Can you talk about metalcore then and now, and the whole hardcore punk-and-metal, for lack of a better pun, convergence? What's your take on that?

Um…that's a hard one, actually. When the term "metalcore" started getting sort of thrown around, it was a lot different than what it is now. It was bands that were more hardcore-oriented. Bands were coming out of the punk/hardcore scene that had a little bit of a metal influence. And nowadays it seems like they are bands that are much more influenced by metal and have just a little bit of hardcore/punk, seems like it's just kinda gone from one end of the spectrum to the other.

I mean, when people say "metalcore,” to me, I mean, I just generally think genres are kinda dumb anyway. But I think, you know, Rorschach, the Accused, Dead Guy, I think bands that were coming from a punk background and were more... they weren't metal players. You could tell they had some Slayer records, but they were equally influenced by Black Flag and the Melvins. So that's the school of thought that I came from. It's a little weird to me when I hear what people call "metalcore,” like, why is the "core" on the end? I don't hear the "core" part of it.

What's the mission statement of the bass in Converge? What are you after?

To tell you the truth, I don't know. I'm just trying to get through the songs and keep up with [guitarist] Kurt [Ballou]. [laughs] I just wanna add that little extra oomph, little bit of attack, and know, I think Converge sort of can sort of sound like a train wreck to someone who doesn't really know where we're coming from, and so I think it's my job to just be the glue that holds it all together. 'Cause Ben [Koller]'s an amazing drummer, but he's all over the place, so if you're not used to following that, then maybe you can try to follow me. But I can barely play, so who knows.

Do you try and occupy some rhythm guitar space when you're playing bass?

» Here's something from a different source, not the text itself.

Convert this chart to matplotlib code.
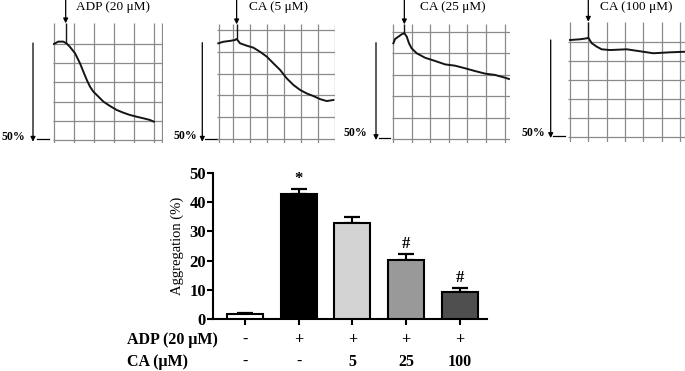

Absolutely, yeah. It's kinda funny because when I joined the band, we were actually a five-piece, and we had two guitarists, and so when we became a four-piece, I then had try to compensate at least for the sound of a guitar being there, so I started playing with a lot more distortion than I had before. And then using two amps certainly added to that. Also, I didn't start out as a bass player, I started out as a guitarist, and I basically started playing bass because Converge needed a bassist to go on tour with them one summer.

And what year was that?

1997, I think.

And is that when you joined the band, or were you in it before then, even?

No, that's when I joined the band.

So you've been there for thirteen years now.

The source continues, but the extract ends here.